Drewes: Das Prinzip klingt erst einmal gut, ist aber an einen Kostenvorbehalt gebunden: Eine ambulante Maßnahme greift nur dann, wenn sie keine wesentlich höheren Kosten verursacht als eine stationäre. Im vorliegenden Fall scheint man zu dem Ergebnis gekommen zu sein, dass die stationäre Maßnahme zumutbar ist. Doch aus meiner Sicht scheitert ein solches Vorhaben schon allein an der schieren Zumutbarkeit, weil man einem Menschen, der in seiner häuslichen Umgebung leben will, eine Heimsituation eigentlich gar nicht zumuten kann.

 

Können Menschen Leistungen einfordern - koste es, was es wolle? Wo gelangt der Sozialstaat an seine Grenzen?

Drewes: Es war noch nie so, dass es Menschen mit Behinderungen ermöglicht worden ist, in Saus und Braus auf Kosten des Sozialstaats zu leben - das ist eine Schimäre. Eine 24-Stunden-Betreuung wirft in der Tat beträchtliche Kosten auf, denn natürlich haben auch Assistenzkräfte einen Anspruch auf eine völlig normale Entlohnung. Doch so einer 24-Stunden-Betreuung bedarf nur eine sehr kleine Klientel, sodass diese Leistung auch aus finanzieller Sicht durchaus darstellbar wäre, wenn man es denn wollte.

 

Um welche Beträge geht es dabei ungefähr?

Drewes: Je nach Umfang der Pflege fängt das Ganze bei rund 6000 bis 8000 Euro an und endet im Normalfall bei 25 000 Euro pro Monat.

 

Herr Glosser sagt, in Ingolstadt bekäme er keine Assistenten. Wie sieht es in Bayern aus mit dem Angebot?

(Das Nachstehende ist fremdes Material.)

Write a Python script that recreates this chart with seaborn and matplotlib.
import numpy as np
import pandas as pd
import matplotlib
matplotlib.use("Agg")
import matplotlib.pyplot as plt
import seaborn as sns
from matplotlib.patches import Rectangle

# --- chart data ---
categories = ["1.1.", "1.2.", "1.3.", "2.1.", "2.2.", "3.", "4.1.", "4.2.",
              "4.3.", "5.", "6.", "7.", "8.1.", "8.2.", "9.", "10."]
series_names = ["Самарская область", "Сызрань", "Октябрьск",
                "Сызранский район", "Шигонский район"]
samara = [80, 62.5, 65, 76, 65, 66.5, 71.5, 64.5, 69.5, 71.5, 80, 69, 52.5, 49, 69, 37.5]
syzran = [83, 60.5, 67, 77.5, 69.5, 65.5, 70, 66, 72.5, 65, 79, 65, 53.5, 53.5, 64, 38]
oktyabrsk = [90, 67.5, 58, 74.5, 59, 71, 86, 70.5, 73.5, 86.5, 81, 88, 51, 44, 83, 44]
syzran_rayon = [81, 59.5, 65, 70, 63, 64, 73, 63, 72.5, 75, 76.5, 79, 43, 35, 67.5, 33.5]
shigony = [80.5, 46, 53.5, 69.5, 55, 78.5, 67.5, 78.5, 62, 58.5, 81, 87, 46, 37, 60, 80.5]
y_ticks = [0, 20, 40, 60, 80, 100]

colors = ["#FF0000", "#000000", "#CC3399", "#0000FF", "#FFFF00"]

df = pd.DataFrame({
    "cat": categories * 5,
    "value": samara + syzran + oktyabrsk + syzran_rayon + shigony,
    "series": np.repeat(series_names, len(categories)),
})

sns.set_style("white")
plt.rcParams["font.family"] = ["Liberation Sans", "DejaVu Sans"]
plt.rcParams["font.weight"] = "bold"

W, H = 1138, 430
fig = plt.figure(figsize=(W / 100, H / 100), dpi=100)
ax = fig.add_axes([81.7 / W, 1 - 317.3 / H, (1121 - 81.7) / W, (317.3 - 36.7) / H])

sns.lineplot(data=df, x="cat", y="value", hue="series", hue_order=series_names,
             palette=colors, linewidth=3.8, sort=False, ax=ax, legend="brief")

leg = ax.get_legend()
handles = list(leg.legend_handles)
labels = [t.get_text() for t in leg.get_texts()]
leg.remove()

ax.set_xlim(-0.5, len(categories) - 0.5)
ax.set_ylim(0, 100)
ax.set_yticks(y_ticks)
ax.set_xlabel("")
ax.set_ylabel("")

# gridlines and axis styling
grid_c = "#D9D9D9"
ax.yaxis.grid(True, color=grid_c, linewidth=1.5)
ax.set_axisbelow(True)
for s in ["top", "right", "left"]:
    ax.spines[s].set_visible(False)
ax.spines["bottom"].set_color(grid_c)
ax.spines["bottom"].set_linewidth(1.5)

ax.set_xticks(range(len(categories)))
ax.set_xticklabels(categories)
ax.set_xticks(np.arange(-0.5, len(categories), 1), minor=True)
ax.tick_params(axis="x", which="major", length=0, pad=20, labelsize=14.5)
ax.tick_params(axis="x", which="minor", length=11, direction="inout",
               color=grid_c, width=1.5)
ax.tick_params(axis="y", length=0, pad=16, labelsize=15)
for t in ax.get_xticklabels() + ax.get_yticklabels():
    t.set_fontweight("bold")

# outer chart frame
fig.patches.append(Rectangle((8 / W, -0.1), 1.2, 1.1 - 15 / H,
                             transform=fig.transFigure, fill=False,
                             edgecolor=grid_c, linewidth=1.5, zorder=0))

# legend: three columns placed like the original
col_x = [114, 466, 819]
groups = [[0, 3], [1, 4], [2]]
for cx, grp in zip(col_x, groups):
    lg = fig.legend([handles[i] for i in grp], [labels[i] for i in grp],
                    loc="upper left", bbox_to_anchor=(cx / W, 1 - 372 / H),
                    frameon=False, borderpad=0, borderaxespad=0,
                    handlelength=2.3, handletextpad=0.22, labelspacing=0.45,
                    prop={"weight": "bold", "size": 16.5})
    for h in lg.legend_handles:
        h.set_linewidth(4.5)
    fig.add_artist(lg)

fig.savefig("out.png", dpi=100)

Drewes: Mir sind die Verhältnisse in Ingolstadt nicht so vertraut. Generell gilt aber, dass bis auf die Großstädte - damit meine ich München, Nürnberg, Augsburg, Würzburg, Ingolstadt und mit Einschränkungen Regensburg - die Angebote in der Tat so ausgestaltet sind, dass eine selbstbestimmte Teilhabe von Menschen in Heimeinrichtungen eigentlich nicht gewährleistet ist. Das liegt teilweise an erheblich veralteten Strukturen. Aber auch daran, dass solche Einrichtungen mit Pauschalsätzen finanziert werden. Im Grunde kann jemand wie Herr Glosser in einer derartigen Einrichtung nicht einmal gut genug gepflegt und versorgt werden. Also ist das für ihn eine deutliche Verschlechterung gegenüber der früheren häuslichen Situation.

 

Was raten Sie Menschen mit Behinderungen, die Hilfe brauchen?

Drewes: Ich empfehle den Betroffenen, soweit und solange es möglich ist, die Ärmel hochzukrempeln und sich zur Wehr zu setzen - und sich jede denkbare Unterstützung zu suchen, die dienlich ist. Denn einen derartiger Zustand, in dem sich beispielsweise Herr Glosser zurzeit befindet, würde kein Mensch ohne Beeinträchtigung akzeptieren - außer, er wäre zu einer freiheitsentziehenden Maßnahme verurteilt. Denn als nichts anderes stellt sich so eine Heimeinweisung im Grunde dar: Man ist in seinem gesamten Tages- und Lebensablauf voll durchreglementiert, und das hat schon gefängnisähnlichen Charakter, auch wenn man tagsüber natürlich jederzeit raus kann.

 

Was versprechen sich Menschen mit Behinderungen vom neuen Teilhabegesetz?

Drewes: Man muss leider konstatieren, dass es unter dem Motto läuft: viel Rauch um nichts. Immerhin: Beim Teilhabeplan, der jetzt bei komplexeren Leistungen aufgestellt wird, ist der behinderte Mensch in jeder Phase des Verfahrens mit zu berücksichtigen. Das war bisher ein Kann, nun ist es ein Muss.

 

Das Gespräche führte Suzanne Schattenhofer

 

 

ZUR PERSON

Alexander Drewes ist Geschäftsführer der VdK-Kreisgeschäftsstelle München. Der Jurist ist Fachmann für den Bereich Teilhabe von Menschen mit Behinderungen und selber taubblind. Um arbeiten zu können, braucht er stundenweise eine Assistenz.